__WHAT TO DO__. Reproduce the following material exactly, including every line.
** Begin DATA PROVIDED **
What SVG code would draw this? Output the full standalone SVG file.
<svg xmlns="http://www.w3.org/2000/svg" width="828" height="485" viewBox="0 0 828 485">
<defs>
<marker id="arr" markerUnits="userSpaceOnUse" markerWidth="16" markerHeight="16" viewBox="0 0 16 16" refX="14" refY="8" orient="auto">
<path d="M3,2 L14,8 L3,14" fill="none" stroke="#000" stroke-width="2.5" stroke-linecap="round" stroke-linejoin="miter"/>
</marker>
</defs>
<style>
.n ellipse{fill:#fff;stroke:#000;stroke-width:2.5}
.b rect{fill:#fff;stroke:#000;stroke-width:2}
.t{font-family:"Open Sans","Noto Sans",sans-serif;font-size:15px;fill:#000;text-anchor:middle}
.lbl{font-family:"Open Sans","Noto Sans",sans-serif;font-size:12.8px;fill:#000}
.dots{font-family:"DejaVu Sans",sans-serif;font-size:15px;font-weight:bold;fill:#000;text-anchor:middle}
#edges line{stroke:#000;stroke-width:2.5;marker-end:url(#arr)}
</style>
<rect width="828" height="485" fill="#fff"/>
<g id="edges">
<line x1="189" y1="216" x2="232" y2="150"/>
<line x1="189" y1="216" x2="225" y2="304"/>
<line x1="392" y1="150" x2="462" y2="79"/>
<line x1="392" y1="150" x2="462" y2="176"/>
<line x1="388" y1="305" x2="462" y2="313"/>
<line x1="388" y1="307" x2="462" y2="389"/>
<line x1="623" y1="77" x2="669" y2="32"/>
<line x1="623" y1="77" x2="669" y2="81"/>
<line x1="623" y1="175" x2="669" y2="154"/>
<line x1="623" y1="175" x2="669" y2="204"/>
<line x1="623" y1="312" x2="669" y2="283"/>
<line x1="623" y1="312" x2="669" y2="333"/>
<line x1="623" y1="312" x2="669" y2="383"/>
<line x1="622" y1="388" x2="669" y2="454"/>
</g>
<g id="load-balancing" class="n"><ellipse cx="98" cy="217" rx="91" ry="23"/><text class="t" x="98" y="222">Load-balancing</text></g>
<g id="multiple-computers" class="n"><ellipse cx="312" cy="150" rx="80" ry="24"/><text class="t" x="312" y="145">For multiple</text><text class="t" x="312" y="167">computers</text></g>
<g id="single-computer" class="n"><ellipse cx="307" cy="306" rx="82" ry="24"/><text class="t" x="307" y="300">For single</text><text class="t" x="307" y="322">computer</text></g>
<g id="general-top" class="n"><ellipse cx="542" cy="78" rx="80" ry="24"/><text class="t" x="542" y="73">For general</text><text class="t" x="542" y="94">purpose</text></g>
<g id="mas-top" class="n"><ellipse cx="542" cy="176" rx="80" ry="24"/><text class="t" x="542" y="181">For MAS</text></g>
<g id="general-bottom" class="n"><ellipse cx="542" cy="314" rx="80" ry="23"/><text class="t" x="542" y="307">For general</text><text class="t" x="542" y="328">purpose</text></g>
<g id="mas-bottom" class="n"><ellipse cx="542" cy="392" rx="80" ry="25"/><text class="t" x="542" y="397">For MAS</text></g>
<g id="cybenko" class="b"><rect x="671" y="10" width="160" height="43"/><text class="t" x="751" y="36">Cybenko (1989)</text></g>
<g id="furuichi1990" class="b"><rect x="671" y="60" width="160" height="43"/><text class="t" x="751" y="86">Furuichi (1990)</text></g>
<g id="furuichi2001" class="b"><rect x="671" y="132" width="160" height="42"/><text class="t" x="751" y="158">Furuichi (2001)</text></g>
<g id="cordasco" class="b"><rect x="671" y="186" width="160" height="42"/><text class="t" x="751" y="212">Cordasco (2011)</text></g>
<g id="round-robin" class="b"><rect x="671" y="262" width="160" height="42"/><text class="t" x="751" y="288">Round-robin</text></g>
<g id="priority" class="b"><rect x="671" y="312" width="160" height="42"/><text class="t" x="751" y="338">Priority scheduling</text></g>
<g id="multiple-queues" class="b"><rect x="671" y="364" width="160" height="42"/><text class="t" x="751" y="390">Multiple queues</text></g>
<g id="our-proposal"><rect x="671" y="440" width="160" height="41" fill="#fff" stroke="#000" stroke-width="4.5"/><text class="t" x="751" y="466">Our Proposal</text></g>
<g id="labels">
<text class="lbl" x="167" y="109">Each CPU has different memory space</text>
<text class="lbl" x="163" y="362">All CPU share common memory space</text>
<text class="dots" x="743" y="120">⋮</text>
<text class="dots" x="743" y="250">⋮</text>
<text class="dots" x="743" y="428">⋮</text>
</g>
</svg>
** End DATA PROVIDED **
__REPLY TO THE TASK__.
What SVG code would draw this? Output the full standalone SVG file.
<svg xmlns="http://www.w3.org/2000/svg" width="828" height="485" viewBox="0 0 828 485">
<defs>
<marker id="arr" markerUnits="userSpaceOnUse" markerWidth="16" markerHeight="16" viewBox="0 0 16 16" refX="14" refY="8" orient="auto">
<path d="M3,2 L14,8 L3,14" fill="none" stroke="#000" stroke-width="2.5" stroke-linecap="round" stroke-linejoin="miter"/>
</marker>
</defs>
<style>
.n ellipse{fill:#fff;stroke:#000;stroke-width:2.5}
.b rect{fill:#fff;stroke:#000;stroke-width:2}
.t{font-family:"Open Sans","Noto Sans",sans-serif;font-size:15px;fill:#000;text-anchor:middle}
.lbl{font-family:"Open Sans","Noto Sans",sans-serif;font-size:12.8px;fill:#000}
.dots{font-family:"DejaVu Sans",sans-serif;font-size:15px;font-weight:bold;fill:#000;text-anchor:middle}
#edges line{stroke:#000;stroke-width:2.5;marker-end:url(#arr)}
</style>
<rect width="828" height="485" fill="#fff"/>
<g id="edges">
<line x1="189" y1="216" x2="232" y2="150"/>
<line x1="189" y1="216" x2="225" y2="304"/>
<line x1="392" y1="150" x2="462" y2="79"/>
<line x1="392" y1="150" x2="462" y2="176"/>
<line x1="388" y1="305" x2="462" y2="313"/>
<line x1="388" y1="307" x2="462" y2="389"/>
<line x1="623" y1="77" x2="669" y2="32"/>
<line x1="623" y1="77" x2="669" y2="81"/>
<line x1="623" y1="175" x2="669" y2="154"/>
<line x1="623" y1="175" x2="669" y2="204"/>
<line x1="623" y1="312" x2="669" y2="283"/>
<line x1="623" y1="312" x2="669" y2="333"/>
<line x1="623" y1="312" x2="669" y2="383"/>
<line x1="622" y1="388" x2="669" y2="454"/>
</g>
<g id="load-balancing" class="n"><ellipse cx="98" cy="217" rx="91" ry="23"/><text class="t" x="98" y="222">Load-balancing</text></g>
<g id="multiple-computers" class="n"><ellipse cx="312" cy="150" rx="80" ry="24"/><text class="t" x="312" y="145">For multiple</text><text class="t" x="312" y="167">computers</text></g>
<g id="single-computer" class="n"><ellipse cx="307" cy="306" rx="82" ry="24"/><text class="t" x="307" y="300">For single</text><text class="t" x="307" y="322">computer</text></g>
<g id="general-top" class="n"><ellipse cx="542" cy="78" rx="80" ry="24"/><text class="t" x="542" y="73">For general</text><text class="t" x="542" y="94">purpose</text></g>
<g id="mas-top" class="n"><ellipse cx="542" cy="176" rx="80" ry="24"/><text class="t" x="542" y="181">For MAS</text></g>
<g id="general-bottom" class="n"><ellipse cx="542" cy="314" rx="80" ry="23"/><text class="t" x="542" y="307">For general</text><text class="t" x="542" y="328">purpose</text></g>
<g id="mas-bottom" class="n"><ellipse cx="542" cy="392" rx="80" ry="25"/><text class="t" x="542" y="397">For MAS</text></g>
<g id="cybenko" class="b"><rect x="671" y="10" width="160" height="43"/><text class="t" x="751" y="36">Cybenko (1989)</text></g>
<g id="furuichi1990" class="b"><rect x="671" y="60" width="160" height="43"/><text class="t" x="751" y="86">Furuichi (1990)</text></g>
<g id="furuichi2001" class="b"><rect x="671" y="132" width="160" height="42"/><text class="t" x="751" y="158">Furuichi (2001)</text></g>
<g id="cordasco" class="b"><rect x="671" y="186" width="160" height="42"/><text class="t" x="751" y="212">Cordasco (2011)</text></g>
<g id="round-robin" class="b"><rect x="671" y="262" width="160" height="42"/><text class="t" x="751" y="288">Round-robin</text></g>
<g id="priority" class="b"><rect x="671" y="312" width="160" height="42"/><text class="t" x="751" y="338">Priority scheduling</text></g>
<g id="multiple-queues" class="b"><rect x="671" y="364" width="160" height="42"/><text class="t" x="751" y="390">Multiple queues</text></g>
<g id="our-proposal"><rect x="671" y="440" width="160" height="41" fill="#fff" stroke="#000" stroke-width="4.5"/><text class="t" x="751" y="466">Our Proposal</text></g>
<g id="labels">
<text class="lbl" x="167" y="109">Each CPU has different memory space</text>
<text class="lbl" x="163" y="362">All CPU share common memory space</text>
<text class="dots" x="743" y="120">⋮</text>
<text class="dots" x="743" y="250">⋮</text>
<text class="dots" x="743" y="428">⋮</text>
</g>
</svg>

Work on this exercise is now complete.